- [DIRECTION] Begin with the first line of the material and write out each line exactly, ending with the line that contains "import * as". Pictures are not part of the copy.
** start DATA **
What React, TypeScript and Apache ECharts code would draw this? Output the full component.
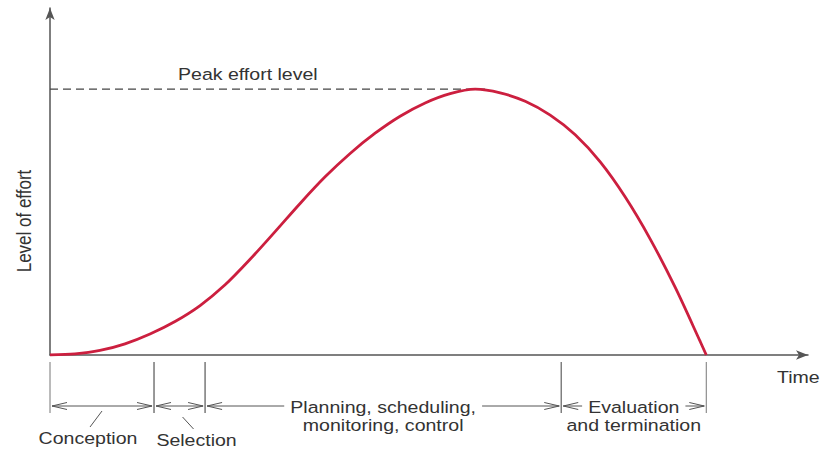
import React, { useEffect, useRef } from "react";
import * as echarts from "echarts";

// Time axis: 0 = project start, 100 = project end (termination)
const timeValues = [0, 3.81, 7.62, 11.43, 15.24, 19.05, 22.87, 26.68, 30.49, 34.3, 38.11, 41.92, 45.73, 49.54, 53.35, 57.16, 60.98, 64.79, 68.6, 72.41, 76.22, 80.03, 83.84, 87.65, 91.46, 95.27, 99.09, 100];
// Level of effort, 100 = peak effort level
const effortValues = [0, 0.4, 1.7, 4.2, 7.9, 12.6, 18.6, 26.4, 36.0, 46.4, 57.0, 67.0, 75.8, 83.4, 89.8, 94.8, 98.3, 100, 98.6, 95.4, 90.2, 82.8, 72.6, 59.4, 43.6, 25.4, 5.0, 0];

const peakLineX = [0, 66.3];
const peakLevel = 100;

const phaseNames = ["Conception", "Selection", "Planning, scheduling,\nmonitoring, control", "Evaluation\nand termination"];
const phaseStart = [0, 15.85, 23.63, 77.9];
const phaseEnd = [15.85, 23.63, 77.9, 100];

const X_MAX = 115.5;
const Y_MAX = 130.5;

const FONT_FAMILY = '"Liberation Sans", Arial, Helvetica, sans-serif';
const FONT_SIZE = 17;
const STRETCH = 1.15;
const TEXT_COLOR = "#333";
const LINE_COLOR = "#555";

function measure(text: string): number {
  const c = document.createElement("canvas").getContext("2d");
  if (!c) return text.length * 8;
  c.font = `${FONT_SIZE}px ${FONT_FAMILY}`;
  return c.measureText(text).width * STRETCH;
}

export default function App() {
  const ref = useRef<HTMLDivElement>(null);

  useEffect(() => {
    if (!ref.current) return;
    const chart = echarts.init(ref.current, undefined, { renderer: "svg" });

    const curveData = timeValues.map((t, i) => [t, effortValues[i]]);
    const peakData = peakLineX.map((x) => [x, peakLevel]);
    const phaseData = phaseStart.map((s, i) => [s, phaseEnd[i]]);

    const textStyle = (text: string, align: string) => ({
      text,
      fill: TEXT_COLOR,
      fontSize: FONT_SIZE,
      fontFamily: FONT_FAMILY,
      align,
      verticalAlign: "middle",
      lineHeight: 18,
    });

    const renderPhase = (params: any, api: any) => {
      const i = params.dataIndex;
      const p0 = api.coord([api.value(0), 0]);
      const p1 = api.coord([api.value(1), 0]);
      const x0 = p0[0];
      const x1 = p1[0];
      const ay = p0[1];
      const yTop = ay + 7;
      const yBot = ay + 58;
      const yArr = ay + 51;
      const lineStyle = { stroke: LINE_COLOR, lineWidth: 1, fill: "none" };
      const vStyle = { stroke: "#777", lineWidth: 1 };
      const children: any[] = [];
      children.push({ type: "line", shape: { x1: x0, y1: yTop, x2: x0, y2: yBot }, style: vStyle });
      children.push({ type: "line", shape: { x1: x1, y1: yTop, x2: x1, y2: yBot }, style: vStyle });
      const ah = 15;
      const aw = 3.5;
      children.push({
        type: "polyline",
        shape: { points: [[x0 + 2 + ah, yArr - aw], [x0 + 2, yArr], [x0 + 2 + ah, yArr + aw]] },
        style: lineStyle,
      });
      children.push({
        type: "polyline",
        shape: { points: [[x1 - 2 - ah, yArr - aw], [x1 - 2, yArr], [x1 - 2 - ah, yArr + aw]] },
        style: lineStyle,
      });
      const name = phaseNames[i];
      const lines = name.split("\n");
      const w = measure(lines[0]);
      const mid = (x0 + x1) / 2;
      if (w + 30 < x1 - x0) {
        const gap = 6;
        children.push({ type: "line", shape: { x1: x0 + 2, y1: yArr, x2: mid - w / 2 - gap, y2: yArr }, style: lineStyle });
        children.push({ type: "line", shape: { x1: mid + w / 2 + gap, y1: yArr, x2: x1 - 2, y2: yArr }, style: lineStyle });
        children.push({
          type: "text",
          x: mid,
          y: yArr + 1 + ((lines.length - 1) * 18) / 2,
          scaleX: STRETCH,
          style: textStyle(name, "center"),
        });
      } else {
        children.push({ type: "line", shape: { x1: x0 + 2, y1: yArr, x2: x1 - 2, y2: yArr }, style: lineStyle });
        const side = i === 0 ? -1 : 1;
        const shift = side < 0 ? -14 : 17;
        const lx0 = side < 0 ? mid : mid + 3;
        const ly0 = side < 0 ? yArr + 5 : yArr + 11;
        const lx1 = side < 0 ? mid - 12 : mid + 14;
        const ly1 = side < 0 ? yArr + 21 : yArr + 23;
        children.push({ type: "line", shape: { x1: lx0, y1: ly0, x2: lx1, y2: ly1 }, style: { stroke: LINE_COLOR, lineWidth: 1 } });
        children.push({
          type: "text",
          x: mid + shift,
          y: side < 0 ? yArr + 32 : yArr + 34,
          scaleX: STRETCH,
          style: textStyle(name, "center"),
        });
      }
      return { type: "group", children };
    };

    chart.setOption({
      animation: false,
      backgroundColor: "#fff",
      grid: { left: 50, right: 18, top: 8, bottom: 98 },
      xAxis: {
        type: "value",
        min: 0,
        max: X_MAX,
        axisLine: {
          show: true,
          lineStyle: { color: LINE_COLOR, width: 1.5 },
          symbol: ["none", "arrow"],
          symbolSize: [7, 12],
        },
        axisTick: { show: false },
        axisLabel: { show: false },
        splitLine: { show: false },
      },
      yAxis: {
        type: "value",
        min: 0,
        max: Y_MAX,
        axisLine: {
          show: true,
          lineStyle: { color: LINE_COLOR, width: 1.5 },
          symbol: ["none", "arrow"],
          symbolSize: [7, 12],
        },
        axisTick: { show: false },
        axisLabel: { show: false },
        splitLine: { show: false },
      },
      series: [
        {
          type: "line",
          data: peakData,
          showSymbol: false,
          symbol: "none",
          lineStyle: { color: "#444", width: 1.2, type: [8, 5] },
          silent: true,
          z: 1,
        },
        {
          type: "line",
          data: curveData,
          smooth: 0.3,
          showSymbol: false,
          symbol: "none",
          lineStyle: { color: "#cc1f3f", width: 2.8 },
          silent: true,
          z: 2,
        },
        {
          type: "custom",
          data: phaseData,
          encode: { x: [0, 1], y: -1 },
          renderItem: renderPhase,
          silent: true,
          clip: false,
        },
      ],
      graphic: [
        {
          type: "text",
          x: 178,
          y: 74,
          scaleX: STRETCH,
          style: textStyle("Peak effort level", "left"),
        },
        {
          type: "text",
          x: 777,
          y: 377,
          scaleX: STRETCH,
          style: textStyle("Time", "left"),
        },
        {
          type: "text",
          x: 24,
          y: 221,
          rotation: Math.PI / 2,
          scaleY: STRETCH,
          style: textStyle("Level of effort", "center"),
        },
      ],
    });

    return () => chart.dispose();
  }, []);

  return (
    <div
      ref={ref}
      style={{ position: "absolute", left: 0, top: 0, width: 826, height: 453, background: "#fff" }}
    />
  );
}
** end DATA **
- [CORRECT RESULT]
What React, TypeScript and Apache ECharts code would draw this? Output the full component.
import React, { useEffect, useRef } from "react";
import * as echarts from "echarts";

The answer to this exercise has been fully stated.